-- Begin GIVEN MATERIAL --

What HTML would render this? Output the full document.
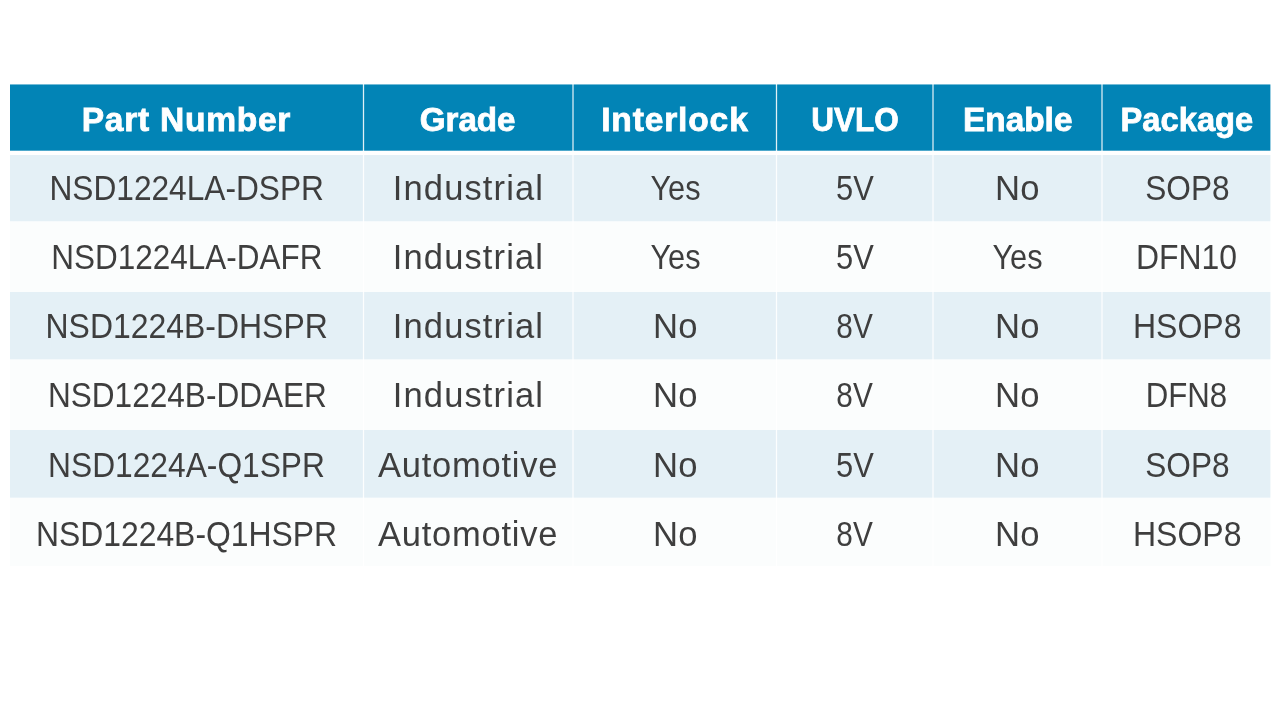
<!DOCTYPE html>
<html><head><meta charset="utf-8"><title>Table</title>
<style>
html,body{margin:0;padding:0;background:#fff;}
body{width:1280px;height:720px;position:relative;overflow:hidden;font-family:"Liberation Sans",sans-serif;}
.b{position:absolute;}
.h{top:84px;height:67px;background:linear-gradient(to bottom,rgba(2,132,182,.55) 0,rgba(2,132,182,.55) 1px,#0284b6 1px,#0284b6 66px,rgba(2,132,182,.7) 66px,rgba(2,132,182,.7) 67px);}
.o{background:#e4f0f6;}
.e{background:#fbfdfd;}
.t{will-change:transform;position:absolute;white-space:nowrap;text-align:center;line-height:40px;height:40px;color:#3e3e3e;font-size:34.5px;}
.t span{display:inline-block;transform-origin:50% 50%;}
.th{color:#fff;font-weight:bold;-webkit-text-stroke:0.8px #fff;font-size:33.6px;}
.v{position:absolute;top:84px;height:482px;}
</style></head><body>

<div class="b h" style="left:10px;width:1261px"></div>
<div class="b" style="left:10px;width:1261px;top:155px;height:67px;background:linear-gradient(to bottom,#e4f0f6 0,#e4f0f6 66px,rgba(228,240,246,0.35) 66px)"></div>
<div class="b" style="left:10px;width:1261px;top:292px;height:68px;background:linear-gradient(to bottom,#e4f0f6 0,#e4f0f6 67px,rgba(228,240,246,0.40) 67px)"></div>
<div class="b" style="left:10px;width:1261px;top:430px;height:68px;background:linear-gradient(to bottom,#e4f0f6 0,#e4f0f6 67px,rgba(228,240,246,0.70) 67px)"></div>
<div class="b e" style="left:10px;width:1261px;top:222.00px;height:70.00px"></div>
<div class="b e" style="left:10px;width:1261px;top:360.00px;height:70.00px"></div>
<div class="b e" style="left:10px;width:1261px;top:498.00px;height:68.00px"></div>
<div class="v" style="left:1270px;width:1px;background:rgba(255,255,255,.6)"></div>
<div class="v" style="left:363px;width:1px;background:rgba(255,255,255,0.88)"></div>
<div class="v" style="left:362px;width:1px;background:rgba(255,255,255,0.12)"></div>
<div class="v" style="left:364px;width:1px;background:rgba(255,255,255,0.12)"></div>
<div class="v" style="left:572px;width:2px;background:rgba(255,255,255,0.55)"></div>
<div class="v" style="left:776px;width:1px;background:rgba(255,255,255,0.88)"></div>
<div class="v" style="left:775px;width:1px;background:rgba(255,255,255,0.12)"></div>
<div class="v" style="left:777px;width:1px;background:rgba(255,255,255,0.12)"></div>
<div class="v" style="left:932px;width:2px;background:rgba(255,255,255,0.55)"></div>
<div class="v" style="left:1101px;width:2px;background:rgba(255,255,255,0.55)"></div>
<div class="t th" id="h0" style="left:10.00px;width:353.50px;top:99.00px"><span style="transform:translate(-0.30px,0.60px) scaleX(1.0000);letter-spacing:0.72px">Part Number</span></div>
<div class="t th" id="h1" style="left:363.50px;width:209.00px;top:99.00px"><span style="transform:translate(-0.91px,0.60px) scaleX(0.9881)">Grade</span></div>
<div class="t th" id="h2" style="left:572.50px;width:203.75px;top:99.00px"><span style="transform:translate(0.02px,0.60px) scaleX(1.0000);letter-spacing:0.84px">Interlock</span></div>
<div class="t th" id="h3" style="left:776.25px;width:156.75px;top:99.00px"><span style="transform:translate(0.46px,0.60px) scaleX(0.9381)">UVLO</span></div>
<div class="t th" id="h4" style="left:933.00px;width:168.75px;top:99.00px"><span style="transform:translate(0.69px,0.60px) scaleX(0.9939)">Enable</span></div>
<div class="t th" id="h5" style="left:1101.75px;width:168.75px;top:99.00px"><span style="transform:translate(0.78px,0.60px) scaleX(0.9740)">Package</span></div>
<div class="t td" id="r0c0" style="left:10.00px;width:353.50px;top:168.00px"><span style="transform:translate(0.13px,0.00px) scaleX(0.9180)">NSD1224LA-DSPR</span></div>
<div class="t td" id="r0c1" style="left:363.50px;width:209.00px;top:168.00px"><span style="transform:translate(-0.03px,0.00px) scaleX(1.0000);letter-spacing:1.12px">Industrial</span></div>
<div class="t td" id="r0c2" style="left:572.50px;width:203.75px;top:168.00px"><span style="transform:translate(0.31px,0.00px) scaleX(0.8905)">Yes</span></div>
<div class="t td" id="r0c3" style="left:776.25px;width:156.75px;top:168.00px"><span style="transform:translate(0.76px,0.00px) scaleX(0.8940)">5V</span></div>
<div class="t td" id="r0c4" style="left:933.00px;width:168.75px;top:168.00px"><span style="transform:translate(0.21px,0.00px) scaleX(1.0039)">No</span></div>
<div class="t td" id="r0c5" style="left:1101.75px;width:168.75px;top:168.00px"><span style="transform:translate(1.36px,0.00px) scaleX(0.9156)">SOP8</span></div>
<div class="t td" id="r1c0" style="left:10.00px;width:353.50px;top:237.00px"><span style="transform:translate(0.28px,0.15px) scaleX(0.9121)">NSD1224LA-DAFR</span></div>
<div class="t td" id="r1c1" style="left:363.50px;width:209.00px;top:237.00px"><span style="transform:translate(-0.03px,0.15px) scaleX(1.0000);letter-spacing:1.12px">Industrial</span></div>
<div class="t td" id="r1c2" style="left:572.50px;width:203.75px;top:237.00px"><span style="transform:translate(0.31px,0.15px) scaleX(0.8905)">Yes</span></div>
<div class="t td" id="r1c3" style="left:776.25px;width:156.75px;top:237.00px"><span style="transform:translate(0.76px,0.15px) scaleX(0.8940)">5V</span></div>
<div class="t td" id="r1c4" style="left:933.00px;width:168.75px;top:237.00px"><span style="transform:translate(0.31px,0.15px) scaleX(0.8905)">Yes</span></div>
<div class="t td" id="r1c5" style="left:1101.75px;width:168.75px;top:237.00px"><span style="transform:translate(-0.12px,0.15px) scaleX(0.9245)">DFN10</span></div>
<div class="t td" id="r2c0" style="left:10.00px;width:353.50px;top:306.00px"><span style="transform:translate(0.21px,0.30px) scaleX(0.9257)">NSD1224B-DHSPR</span></div>
<div class="t td" id="r2c1" style="left:363.50px;width:209.00px;top:306.00px"><span style="transform:translate(-0.03px,0.30px) scaleX(1.0000);letter-spacing:1.12px">Industrial</span></div>
<div class="t td" id="r2c2" style="left:572.50px;width:203.75px;top:306.00px"><span style="transform:translate(0.21px,0.30px) scaleX(1.0039)">No</span></div>
<div class="t td" id="r2c3" style="left:776.25px;width:156.75px;top:306.00px"><span style="transform:translate(0.44px,0.30px) scaleX(0.8634)">8V</span></div>
<div class="t td" id="r2c4" style="left:933.00px;width:168.75px;top:306.00px"><span style="transform:translate(0.21px,0.30px) scaleX(1.0039)">No</span></div>
<div class="t td" id="r2c5" style="left:1101.75px;width:168.75px;top:306.00px"><span style="transform:translate(0.77px,0.30px) scaleX(0.9278)">HSOP8</span></div>
<div class="t td" id="r3c0" style="left:10.00px;width:353.50px;top:375.00px"><span style="transform:translate(0.99px,0.45px) scaleX(0.9152)">NSD1224B-DDAER</span></div>
<div class="t td" id="r3c1" style="left:363.50px;width:209.00px;top:375.00px"><span style="transform:translate(-0.03px,0.45px) scaleX(1.0000);letter-spacing:1.12px">Industrial</span></div>
<div class="t td" id="r3c2" style="left:572.50px;width:203.75px;top:375.00px"><span style="transform:translate(0.21px,0.45px) scaleX(1.0039)">No</span></div>
<div class="t td" id="r3c3" style="left:776.25px;width:156.75px;top:375.00px"><span style="transform:translate(0.44px,0.45px) scaleX(0.8634)">8V</span></div>
<div class="t td" id="r3c4" style="left:933.00px;width:168.75px;top:375.00px"><span style="transform:translate(0.21px,0.45px) scaleX(1.0039)">No</span></div>
<div class="t td" id="r3c5" style="left:1101.75px;width:168.75px;top:375.00px"><span style="transform:translate(0.38px,0.45px) scaleX(0.9040)">DFN8</span></div>
<div class="t td" id="r4c0" style="left:10.00px;width:353.50px;top:445.00px"><span style="transform:translate(-0.01px,-0.40px) scaleX(0.9195)">NSD1224A-Q1SPR</span></div>
<div class="t td" id="r4c1" style="left:363.50px;width:209.00px;top:445.00px"><span style="transform:translate(-0.40px,-0.40px) scaleX(1.0000);letter-spacing:0.75px">Automotive</span></div>
<div class="t td" id="r4c2" style="left:572.50px;width:203.75px;top:445.00px"><span style="transform:translate(0.21px,-0.40px) scaleX(1.0039)">No</span></div>
<div class="t td" id="r4c3" style="left:776.25px;width:156.75px;top:445.00px"><span style="transform:translate(0.76px,-0.40px) scaleX(0.8940)">5V</span></div>
<div class="t td" id="r4c4" style="left:933.00px;width:168.75px;top:445.00px"><span style="transform:translate(0.21px,-0.40px) scaleX(1.0039)">No</span></div>
<div class="t td" id="r4c5" style="left:1101.75px;width:168.75px;top:445.00px"><span style="transform:translate(1.36px,-0.40px) scaleX(0.9156)">SOP8</span></div>
<div class="t td" id="r5c0" style="left:10.00px;width:353.50px;top:514.00px"><span style="transform:translate(-0.49px,-0.25px) scaleX(0.9237)">NSD1224B-Q1HSPR</span></div>
<div class="t td" id="r5c1" style="left:363.50px;width:209.00px;top:514.00px"><span style="transform:translate(-0.40px,-0.25px) scaleX(1.0000);letter-spacing:0.75px">Automotive</span></div>
<div class="t td" id="r5c2" style="left:572.50px;width:203.75px;top:514.00px"><span style="transform:translate(0.21px,-0.25px) scaleX(1.0039)">No</span></div>
<div class="t td" id="r5c3" style="left:776.25px;width:156.75px;top:514.00px"><span style="transform:translate(0.44px,-0.25px) scaleX(0.8634)">8V</span></div>
<div class="t td" id="r5c4" style="left:933.00px;width:168.75px;top:514.00px"><span style="transform:translate(0.21px,-0.25px) scaleX(1.0039)">No</span></div>
<div class="t td" id="r5c5" style="left:1101.75px;width:168.75px;top:514.00px"><span style="transform:translate(0.77px,-0.25px) scaleX(0.9278)">HSOP8</span></div>
</body></html>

-- End GIVEN MATERIAL --

Restate each line from the start of the listing through the line bearing "</style></head><body>" word for word. Drop the pictures.

What HTML would render this? Output the full document.
<!DOCTYPE html>
<html><head><meta charset="utf-8"><title>Table</title>
<style>
html,body{margin:0;padding:0;background:#fff;}
body{width:1280px;height:720px;position:relative;overflow:hidden;font-family:"Liberation Sans",sans-serif;}
.b{position:absolute;}
.h{top:84px;height:67px;background:linear-gradient(to bottom,rgba(2,132,182,.55) 0,rgba(2,132,182,.55) 1px,#0284b6 1px,#0284b6 66px,rgba(2,132,182,.7) 66px,rgba(2,132,182,.7) 67px);}
.o{background:#e4f0f6;}
.e{background:#fbfdfd;}
.t{will-change:transform;position:absolute;white-space:nowrap;text-align:center;line-height:40px;height:40px;color:#3e3e3e;font-size:34.5px;}
.t span{display:inline-block;transform-origin:50% 50%;}
.th{color:#fff;font-weight:bold;-webkit-text-stroke:0.8px #fff;font-size:33.6px;}
.v{position:absolute;top:84px;height:482px;}
</style></head><body>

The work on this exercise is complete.